Bang.
Here are two principles:
(1) The universe is very finely tuned. There are a bunch of numbers programmed into the laws of physics, like the speed of light, masses and charges of the fundamental particles, Plank's constant, Newton's constant, and the fine structure constant. The fine structure constant for example is related to how strong of a pull charges exert on each other.
You can imagine tweaking any of these, and all that happens is that everything gets a bit heavier, or maybe magnets get a bit stronger or weaker. The hard part is tweaking things like this makes atoms either unstable or makes them collapse entirely. So you end up with a universe with no complex matter. Just a bunch of high energy particles whizzing off everywhere.
(2) There is a finite list of "allowed particles". If you shoot a bunch of lazer beans into each other then you get a large concentration of energy at a point. The universe has to decide what to do with this energy. Some of it will get turned into particles and some will get turned into the kinetic energy of those particles. If you shoot enough lazers you might get some electrons popping out. If you shoot even more you might get some protons or Higgs bosons or some other heavier particles. But you cannot shoot a small amount of lazers to generate half an electron.
Now its concievable there is a different universe with different constants that makes complicated matter possible but the rules for how it behaves and list of allowed particles is different. They have atoms but their atoms are different.
I imagine someone has a chunk of matter matter from the other universe in a time suspension field and loads of scientists looking at it going "this isn't allowed". Then someone accidentally turns off the field; the rules for our universe kick in, realize the particles in the contained are not allowed. But the particles still have energy due to having mass and that whole $e=mc^2$ mumbo jumbo that hardly anyone every talks about. Since the energy has to go somewhere it gets converted into a bunch of smaller allowed particles that go whizzing off in all directions. Boom.
Would it be possible that it "retains" the physics from it's universe of origin etc?
We like to think there is a big proton field that underlies all of time and space, and a proton is just a little wibbly wobbly bump in that field. Likewise there is an electron field and photon field, and so on for all the fundamantal particles.
If the second universe has an electron field but that field is a bit slower so they exert less of a force on each other, we can imagine the second electron field wobblying into the first one and producing ripples (particles). Then the particles are in our field and would obey our laws.
Imagine some sound waves are moving through water (where they move slowly) and then travel into a solid (where they move faster). The waves were created in the water perhaps but they don't remember that fact, and as long as they are in the solid they follow the physics there.

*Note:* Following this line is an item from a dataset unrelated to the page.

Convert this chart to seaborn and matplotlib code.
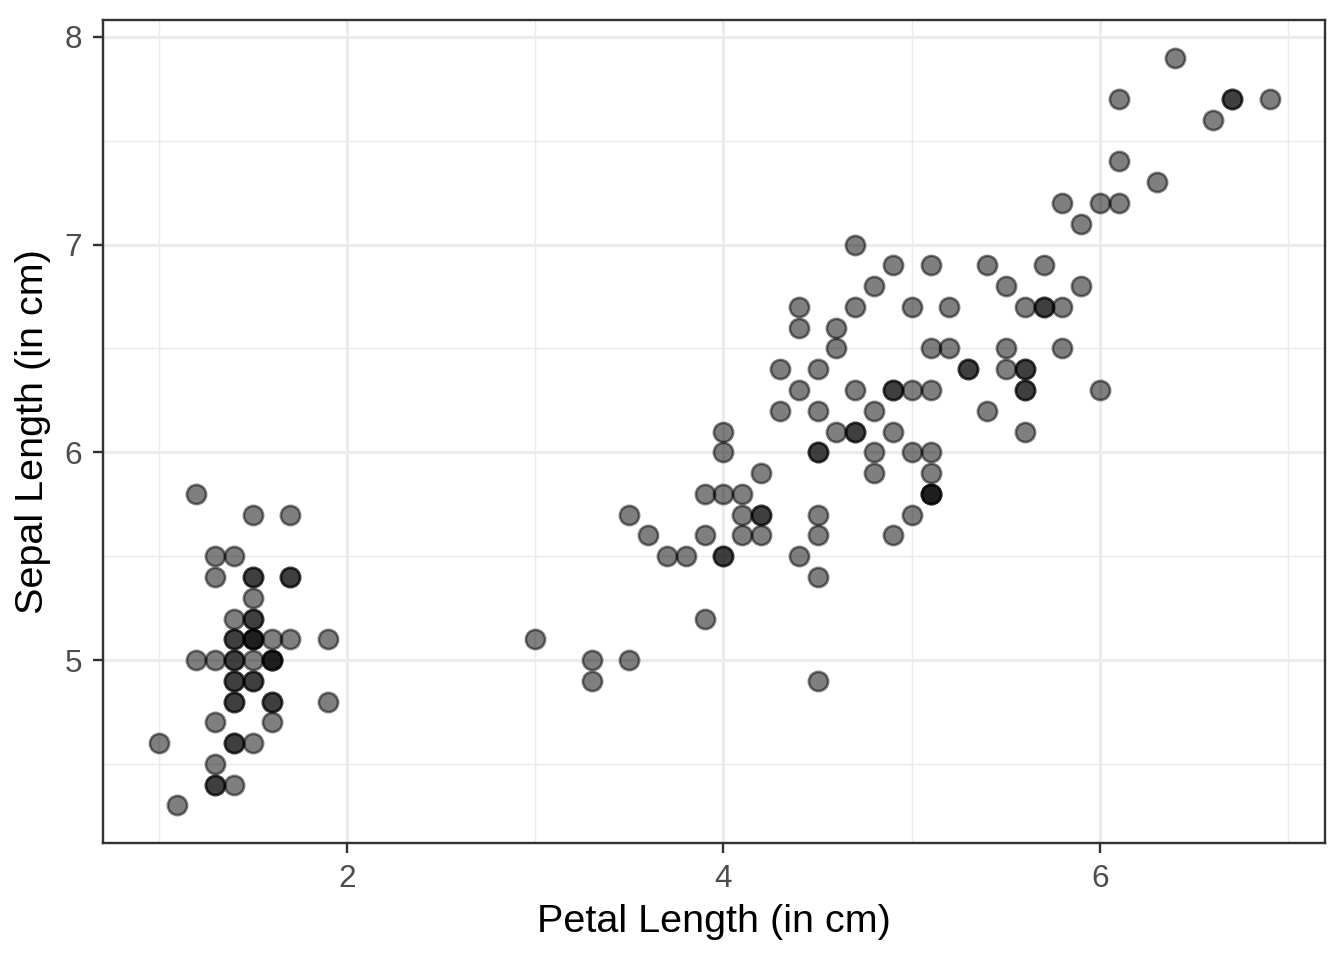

Now if the second universe has some other X field that we don't have then it's hard to imagine how some X particles could even exist in our universe at all. You could imagine their X field bangs against our photon field and creates a bunch of photons. But I don't think that's exactly what you're looking for.
Edit:
Or maybe we DO have an X field but for some reason there is no way to actually stir it up and create X particles? We can only get them from the other universe. This might be your best bet. . . I am not aware of anything in physics that specifically FORBIDS an extra field that is there but doesn't actually do anything.
Or am I free to totally make up how it acts and effects and interacts with our universe?
I'd say you are totally free to make up whatever happens at the boundary where the matter passes from one universe into another. But if you start saying the alien matter follows different rules to ours, once it's inside our universe, then you'll get loads of physics curmudegons like myself who cluck their tongues, stroke their beards, and talk about "What's to be done with this Homer Simpson?"!